The senator claimed that if the Philippines outlawed guns, citizens would be at the mercy of armed criminal groups. He instead called for stricter enforcement of anti-drug laws to apprehend users of illegal substances like the Cavite shooter.
Gunless society for peace
Sen Loren Legarda disagreed and said that the latest gun-related incidents prove that only those in police or military uniform should be allowed to carry firearms.
“It is high time that we enact bold and encompassing gun control reforms in this country. Let us heighten monitoring, ensure that there are no loose firearms, and impose stricter punishment on those who violate our rules and regulations. Furthermore, we must seriously look into revoking permits to carry firearms issued to civilians,” she stressed in a statement.
Legarda added that recent trends of violence are affecting all countries, not just the Philippines, and said that “aspiring for a gunless society is a step toward achieving genuine peace.”
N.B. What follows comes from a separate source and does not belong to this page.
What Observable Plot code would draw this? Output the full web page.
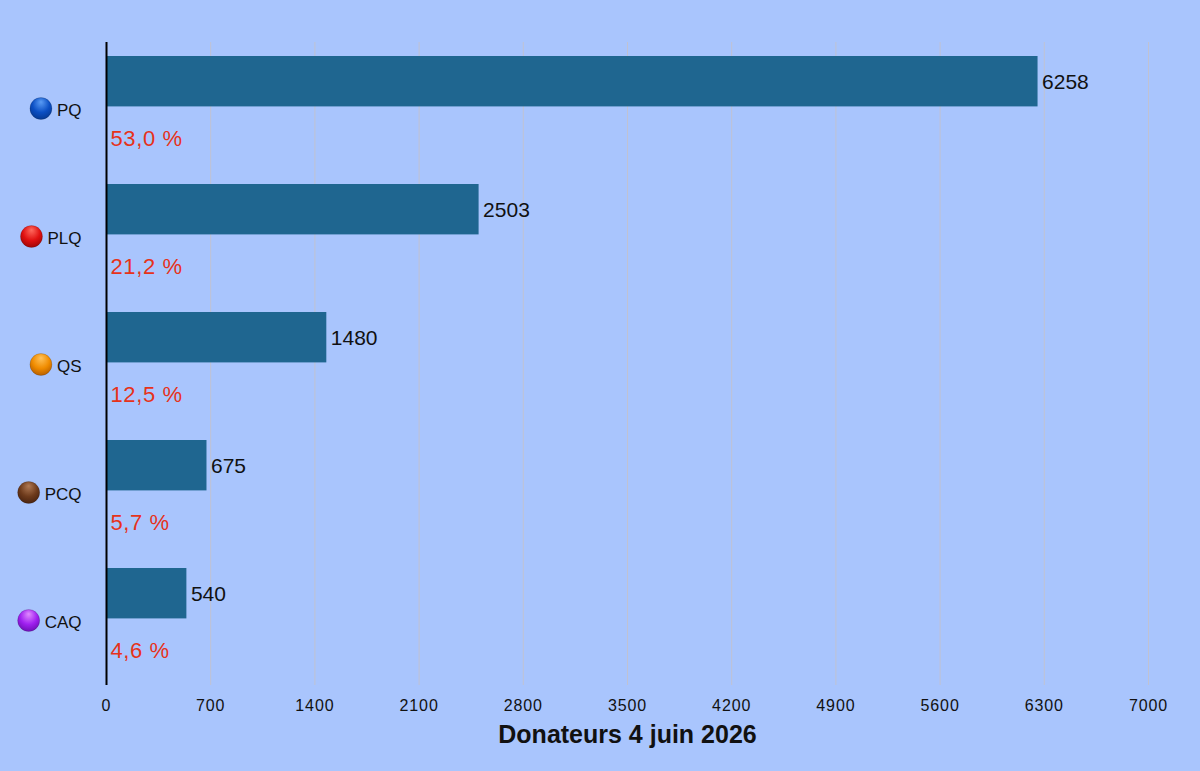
<!DOCTYPE html>
<html><head><meta charset="utf-8">
<script src="https://cdn.jsdelivr.net/npm/d3@7"></script>
<script src="https://cdn.jsdelivr.net/npm/@observablehq/plot@0.6"></script>
<style>
html,body{margin:0;padding:0;background:#a9c5fd;}
#chart{width:1200px;height:771px;}
</style></head>
<body><div id="chart"></div>
<script>
const parties = ["PQ", "PLQ", "QS", "PCQ", "CAQ"];
const donors = [6258, 2503, 1480, 675, 540];
const shares = ["53,0 %", "21,2 %", "12,5 %", "5,7 %", "4,6 %"];
const partyColors = [["#5a9cf5", "#0b4fc4", "#063a94"], ["#ff6a5e", "#e01010", "#a00606"], ["#ffc25a", "#f08c00", "#b86000"], ["#b07a55", "#6e3b1c", "#4a2410"], ["#e08cff", "#a020f0", "#7010b8"]];
const xTicks = [0, 700, 1400, 2100, 2800, 3500, 4200, 4900, 5600, 6300, 7000];
const title = "Donateurs 4 juin 2026";

const data = parties.map((p, i) => ({party: p, donors: donors[i], share: shares[i], idx: i}));

const font = "'Liberation Sans', Arial, Helvetica, sans-serif";
const ctx = document.createElement("canvas").getContext("2d");
ctx.font = `17px ${font}`;
const nameW = p => ctx.measureText(p).width;

const bandH = (685 - 42) / parties.length;

const chart = Plot.plot({
  width: 1200,
  height: 771,
  marginLeft: 106,
  marginRight: 52,
  marginTop: 42,
  marginBottom: 86,
  style: {background: "transparent", fontFamily: font, fontSize: "16px", color: "#111"},
  x: {domain: [0, 7000], ticks: xTicks, label: null},
  y: {domain: parties, padding: 0, label: null, axis: null},
  marks: [
    Plot.gridX(xTicks.slice(1), {stroke: "#c0c2d2", strokeOpacity: 1, strokeWidth: 1}),
    Plot.axisX({ticks: xTicks, tickSize: 0, tickPadding: 14, label: null, tickFormat: d => String(d), ariaLabel: "x-axis"}),
    Plot.barX(data, {x: "donors", y: "party", fill: "#1f6690", insetTop: 12, insetBottom: bandH - 63}),
    Plot.ruleX([0], {stroke: "#000", strokeWidth: 2}),
    Plot.text(data, {x: "donors", y: "party", text: d => String(d.donors), textAnchor: "start", dx: 4, dy: -26, fontSize: 21, fill: "#111"}),
    Plot.text(data, {x: 0, y: "party", text: "share", textAnchor: "start", dx: 4, dy: 30, fontSize: 22, fill: "#e6321a",
      render: (index, scales, values, dims, context, next) => {
        const g = next(index, scales, values, dims, context);
        d3.select(g).style("letter-spacing", "0.6px");
        return g;
      }}),
    Plot.text(data, {frameAnchor: "left", y: "party", text: "party", textAnchor: "end", dx: -25, dy: 2, fontSize: 17, fill: "#111"}),
    Plot.dot(data, {frameAnchor: "left", y: "party", r: 11, fill: d => `url(#grad${d.idx})`, stroke: "rgba(0,0,0,0.25)", strokeWidth: 0.6,
      render: (index, scales, values, dims, context, next) => {
        const g = next(index, scales, values, dims, context);
        d3.select(g).selectAll("circle").each(function(_, j) {
          const i = index[j];
          d3.select(this).attr("cx", dims.marginLeft - 25 - nameW(data[i].party) - 16).attr("fill", `url(#grad${data[i].idx})`);
        });
        return g;
      }}),
    Plot.text([title], {frameAnchor: "bottom", dy: 57, fontSize: 25, fontWeight: "bold", fill: "#111"})
  ]
});

const svg = d3.select(chart);
svg.selectAll('g[aria-label="x-axis tick label"]').style("letter-spacing", "0.9px").attr("font-size", 16);
const defs = svg.insert("defs", ":first-child");
partyColors.forEach((c, i) => {
  const g = defs.append("radialGradient").attr("id", `grad${i}`).attr("cx", "50%").attr("cy", "35%").attr("r", "65%").attr("fx", "50%").attr("fy", "20%");
  g.append("stop").attr("offset", "0%").attr("stop-color", c[0]);
  g.append("stop").attr("offset", "60%").attr("stop-color", c[1]);
  g.append("stop").attr("offset", "100%").attr("stop-color", c[2]);
});
document.getElementById("chart").appendChild(chart);
</script>
</body></html>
Sen Panfilo Lacson, a former national police chief, concurred and called for the suspension of all permits issued to private citizens and even intelligence officers on covert operations.
Vice President Jejomar Binay also favors a total gun ban.
Palace mum on ban proposal
Asked about whether the government will consider pushing for a total gun ban in the next few months, deputy presidential spokesperson Abigail Valte declined to clarify the position of the President Benigno Aquino III.
“There is a wide spectrum of the proposals that will have to be discussed,” she said during a radio interview on Sunday.
Valte explained there are different “gradations” in the proposals for a gun ban, and reminded the public that a bill is pending in the House of Representatives.
This proposed legislation, called the Citizen’s Protection Act of 2010, wants to limit the carrying of firearms in public to police, military and security personnel.
Civilians would therefore lose their right to carry deadly weapons.
The bill, filed by prolife groups and signed by 86 Roman Catholic bishops, was sponsored by former senators signatories to the proposal including former Senators Ramon Magsaysay Jr., Aquilino Pimentel Jr and Wigberto Tañada.
Rappler asked citizens what they think about a possible gun ban, and again there were mixed opinions.
Those in favor argued that a ban would reduce shootings and increase safety, but pointed out that there should also be stricter laws to curb sales of weapons in the black market.
@NotAgainApa pointed out that politicians will probably drag their feet on the ban because they are the ones who own the most guns, while @jabjimenez claimed that gun owners have a "sense of entitlement" and will refuse to hand over their weapons.
@gibbygorres called for a ban on private ownership on top of a more efficient police, security and justice system, and @the_red_illongo said that the Philippines also has to change its "culture of impunity" regarding gun-related incidents.
Those opposing the measure also expressed their concerns.
@pacific88 stressed that gun bans don't work and only target legal weapons, which are not used in most crimes.
"If legal guns are outlawed, only outlaws will have guns. What will you do when there's a burglar? Call 117? Wait 2 hours?" he tweeted.
@filsur1 went even further and suggested criminals would "love" a gunless Philippines, while @reezabells called for more law enforcement and stricter requirements for ownership.